Task
Do not include the pictures; repeat the rest of the data exactly.

Dataset extract
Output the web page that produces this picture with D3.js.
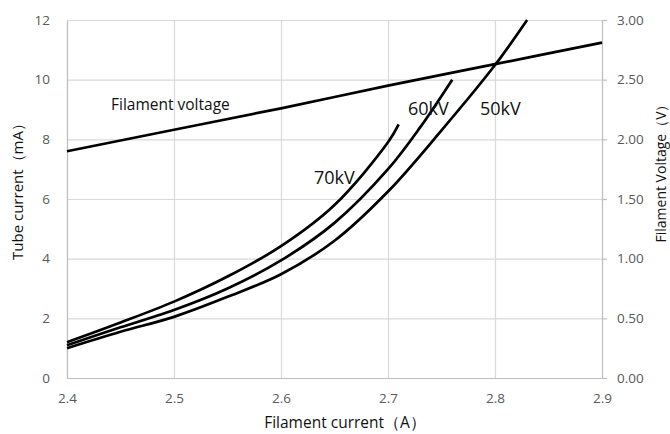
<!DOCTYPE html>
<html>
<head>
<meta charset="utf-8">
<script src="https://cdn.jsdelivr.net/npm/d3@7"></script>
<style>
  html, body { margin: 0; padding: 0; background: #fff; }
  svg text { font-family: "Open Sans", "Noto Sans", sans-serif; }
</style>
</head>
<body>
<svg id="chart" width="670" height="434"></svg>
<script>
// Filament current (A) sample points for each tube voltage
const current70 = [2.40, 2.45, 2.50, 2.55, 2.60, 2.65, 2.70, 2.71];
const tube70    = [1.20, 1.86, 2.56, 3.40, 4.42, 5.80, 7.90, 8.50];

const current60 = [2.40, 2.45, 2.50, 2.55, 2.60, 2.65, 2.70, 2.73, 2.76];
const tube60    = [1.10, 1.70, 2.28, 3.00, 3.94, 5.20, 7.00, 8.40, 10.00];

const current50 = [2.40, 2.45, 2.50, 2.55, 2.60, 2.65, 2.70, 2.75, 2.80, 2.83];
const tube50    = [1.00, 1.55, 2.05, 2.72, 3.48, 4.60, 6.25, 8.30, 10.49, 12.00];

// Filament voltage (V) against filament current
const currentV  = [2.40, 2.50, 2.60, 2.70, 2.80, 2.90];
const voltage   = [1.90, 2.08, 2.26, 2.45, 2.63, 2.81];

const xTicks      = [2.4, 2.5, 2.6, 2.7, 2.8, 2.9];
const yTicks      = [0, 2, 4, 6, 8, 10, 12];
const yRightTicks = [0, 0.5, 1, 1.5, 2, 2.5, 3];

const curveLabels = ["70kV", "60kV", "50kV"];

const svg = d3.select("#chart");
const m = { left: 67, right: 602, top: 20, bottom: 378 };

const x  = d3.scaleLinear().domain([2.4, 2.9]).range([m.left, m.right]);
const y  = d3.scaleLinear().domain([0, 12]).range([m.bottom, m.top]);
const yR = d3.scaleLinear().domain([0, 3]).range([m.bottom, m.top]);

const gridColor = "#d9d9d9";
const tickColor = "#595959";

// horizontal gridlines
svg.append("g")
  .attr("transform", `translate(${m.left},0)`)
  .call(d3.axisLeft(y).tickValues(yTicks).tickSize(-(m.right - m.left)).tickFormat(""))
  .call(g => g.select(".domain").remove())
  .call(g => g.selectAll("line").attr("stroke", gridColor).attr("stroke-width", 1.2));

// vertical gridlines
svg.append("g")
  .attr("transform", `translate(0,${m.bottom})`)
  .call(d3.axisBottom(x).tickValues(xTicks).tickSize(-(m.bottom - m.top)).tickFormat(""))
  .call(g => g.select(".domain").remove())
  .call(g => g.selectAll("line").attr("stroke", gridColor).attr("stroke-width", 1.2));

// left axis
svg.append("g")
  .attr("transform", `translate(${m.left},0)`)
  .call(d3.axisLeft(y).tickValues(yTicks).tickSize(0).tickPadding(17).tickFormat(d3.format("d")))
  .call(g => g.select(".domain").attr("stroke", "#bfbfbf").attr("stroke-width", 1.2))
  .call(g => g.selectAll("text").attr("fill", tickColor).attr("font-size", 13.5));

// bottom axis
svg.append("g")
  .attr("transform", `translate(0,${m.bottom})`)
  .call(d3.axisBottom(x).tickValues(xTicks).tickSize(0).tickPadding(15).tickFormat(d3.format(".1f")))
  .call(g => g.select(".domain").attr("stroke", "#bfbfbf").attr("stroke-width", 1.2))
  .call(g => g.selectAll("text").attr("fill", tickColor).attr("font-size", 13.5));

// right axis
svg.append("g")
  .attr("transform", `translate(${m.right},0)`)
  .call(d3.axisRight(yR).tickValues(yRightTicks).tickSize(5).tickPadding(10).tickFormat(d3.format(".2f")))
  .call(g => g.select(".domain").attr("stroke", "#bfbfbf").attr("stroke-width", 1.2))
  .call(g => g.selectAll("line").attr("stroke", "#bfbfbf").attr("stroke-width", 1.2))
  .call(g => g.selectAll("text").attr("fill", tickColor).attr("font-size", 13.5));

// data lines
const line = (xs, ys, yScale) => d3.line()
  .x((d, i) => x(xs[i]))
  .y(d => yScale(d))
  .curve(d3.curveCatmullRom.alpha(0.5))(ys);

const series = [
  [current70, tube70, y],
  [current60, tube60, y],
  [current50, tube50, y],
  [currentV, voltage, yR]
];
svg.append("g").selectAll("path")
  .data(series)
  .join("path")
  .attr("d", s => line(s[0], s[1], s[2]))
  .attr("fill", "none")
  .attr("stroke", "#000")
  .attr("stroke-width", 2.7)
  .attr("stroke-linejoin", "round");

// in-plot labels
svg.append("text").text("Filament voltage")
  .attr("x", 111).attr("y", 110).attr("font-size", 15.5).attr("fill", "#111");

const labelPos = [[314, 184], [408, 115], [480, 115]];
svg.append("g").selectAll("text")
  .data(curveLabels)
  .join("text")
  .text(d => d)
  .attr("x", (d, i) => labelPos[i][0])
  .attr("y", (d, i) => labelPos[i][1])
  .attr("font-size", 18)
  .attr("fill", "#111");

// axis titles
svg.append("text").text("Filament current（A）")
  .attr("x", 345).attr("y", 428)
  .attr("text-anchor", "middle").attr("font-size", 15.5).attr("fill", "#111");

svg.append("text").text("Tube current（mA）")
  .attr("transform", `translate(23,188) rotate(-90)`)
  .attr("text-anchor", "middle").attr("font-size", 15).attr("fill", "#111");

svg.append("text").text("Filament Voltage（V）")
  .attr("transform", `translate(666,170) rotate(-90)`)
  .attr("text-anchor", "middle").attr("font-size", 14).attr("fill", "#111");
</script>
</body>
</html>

Written solution
Output the web page that produces this picture with D3.js.
<!DOCTYPE html>
<html>
<head>
<meta charset="utf-8">
<script src="https://cdn.jsdelivr.net/npm/d3@7"></script>
<style>
  html, body { margin: 0; padding: 0; background: #fff; }
  svg text { font-family: "Open Sans", "Noto Sans", sans-serif; }
</style>
</head>
<body>
<svg id="chart" width="670" height="434"></svg>
<script>
// Filament current (A) sample points for each tube voltage
const current70 = [2.40, 2.45, 2.50, 2.55, 2.60, 2.65, 2.70, 2.71];
const tube70    = [1.20, 1.86, 2.56, 3.40, 4.42, 5.80, 7.90, 8.50];

const current60 = [2.40, 2.45, 2.50, 2.55, 2.60, 2.65, 2.70, 2.73, 2.76];
const tube60    = [1.10, 1.70, 2.28, 3.00, 3.94, 5.20, 7.00, 8.40, 10.00];

const current50 = [2.40, 2.45, 2.50, 2.55, 2.60, 2.65, 2.70, 2.75, 2.80, 2.83];
const tube50    = [1.00, 1.55, 2.05, 2.72, 3.48, 4.60, 6.25, 8.30, 10.49, 12.00];

// Filament voltage (V) against filament current
const currentV  = [2.40, 2.50, 2.60, 2.70, 2.80, 2.90];
const voltage   = [1.90, 2.08, 2.26, 2.45, 2.63, 2.81];

const xTicks      = [2.4, 2.5, 2.6, 2.7, 2.8, 2.9];
const yTicks      = [0, 2, 4, 6, 8, 10, 12];
const yRightTicks = [0, 0.5, 1, 1.5, 2, 2.5, 3];

const curveLabels = ["70kV", "60kV", "50kV"];

const svg = d3.select("#chart");
const m = { left: 67, right: 602, top: 20, bottom: 378 };

const x  = d3.scaleLinear().domain([2.4, 2.9]).range([m.left, m.right]);
const y  = d3.scaleLinear().domain([0, 12]).range([m.bottom, m.top]);
const yR = d3.scaleLinear().domain([0, 3]).range([m.bottom, m.top]);

const gridColor = "#d9d9d9";
const tickColor = "#595959";

// horizontal gridlines
svg.append("g")
  .attr("transform", `translate(${m.left},0)`)
  .call(d3.axisLeft(y).tickValues(yTicks).tickSize(-(m.right - m.left)).tickFormat(""))
  .call(g => g.select(".domain").remove())
  .call(g => g.selectAll("line").attr("stroke", gridColor).attr("stroke-width", 1.2));

// vertical gridlines
svg.append("g")
  .attr("transform", `translate(0,${m.bottom})`)
  .call(d3.axisBottom(x).tickValues(xTicks).tickSize(-(m.bottom - m.top)).tickFormat(""))
  .call(g => g.select(".domain").remove())
  .call(g => g.selectAll("line").attr("stroke", gridColor).attr("stroke-width", 1.2));

// left axis
svg.append("g")
  .attr("transform", `translate(${m.left},0)`)
  .call(d3.axisLeft(y).tickValues(yTicks).tickSize(0).tickPadding(17).tickFormat(d3.format("d")))
  .call(g => g.select(".domain").attr("stroke", "#bfbfbf").attr("stroke-width", 1.2))
  .call(g => g.selectAll("text").attr("fill", tickColor).attr("font-size", 13.5));

// bottom axis
svg.append("g")
  .attr("transform", `translate(0,${m.bottom})`)
  .call(d3.axisBottom(x).tickValues(xTicks).tickSize(0).tickPadding(15).tickFormat(d3.format(".1f")))
  .call(g => g.select(".domain").attr("stroke", "#bfbfbf").attr("stroke-width", 1.2))
  .call(g => g.selectAll("text").attr("fill", tickColor).attr("font-size", 13.5));

// right axis
svg.append("g")
  .attr("transform", `translate(${m.right},0)`)
  .call(d3.axisRight(yR).tickValues(yRightTicks).tickSize(5).tickPadding(10).tickFormat(d3.format(".2f")))
  .call(g => g.select(".domain").attr("stroke", "#bfbfbf").attr("stroke-width", 1.2))
  .call(g => g.selectAll("line").attr("stroke", "#bfbfbf").attr("stroke-width", 1.2))
  .call(g => g.selectAll("text").attr("fill", tickColor).attr("font-size", 13.5));

// data lines
const line = (xs, ys, yScale) => d3.line()
  .x((d, i) => x(xs[i]))
  .y(d => yScale(d))
  .curve(d3.curveCatmullRom.alpha(0.5))(ys);

const series = [
  [current70, tube70, y],
  [current60, tube60, y],
  [current50, tube50, y],
  [currentV, voltage, yR]
];
svg.append("g").selectAll("path")
  .data(series)
  .join("path")
  .attr("d", s => line(s[0], s[1], s[2]))
  .attr("fill", "none")
  .attr("stroke", "#000")
  .attr("stroke-width", 2.7)
  .attr("stroke-linejoin", "round");

// in-plot labels
svg.append("text").text("Filament voltage")
  .attr("x", 111).attr("y", 110).attr("font-size", 15.5).attr("fill", "#111");

const labelPos = [[314, 184], [408, 115], [480, 115]];
svg.append("g").selectAll("text")
  .data(curveLabels)
  .join("text")
  .text(d => d)
  .attr("x", (d, i) => labelPos[i][0])
  .attr("y", (d, i) => labelPos[i][1])
  .attr("font-size", 18)
  .attr("fill", "#111");

// axis titles
svg.append("text").text("Filament current（A）")
  .attr("x", 345).attr("y", 428)
  .attr("text-anchor", "middle").attr("font-size", 15.5).attr("fill", "#111");

svg.append("text").text("Tube current（mA）")
  .attr("transform", `translate(23,188) rotate(-90)`)
  .attr("text-anchor", "middle").attr("font-size", 15).attr("fill", "#111");

svg.append("text").text("Filament Voltage（V）")
  .attr("transform", `translate(666,170) rotate(-90)`)
  .attr("text-anchor", "middle").attr("font-size", 14).attr("fill", "#111");
</script>
</body>
</html>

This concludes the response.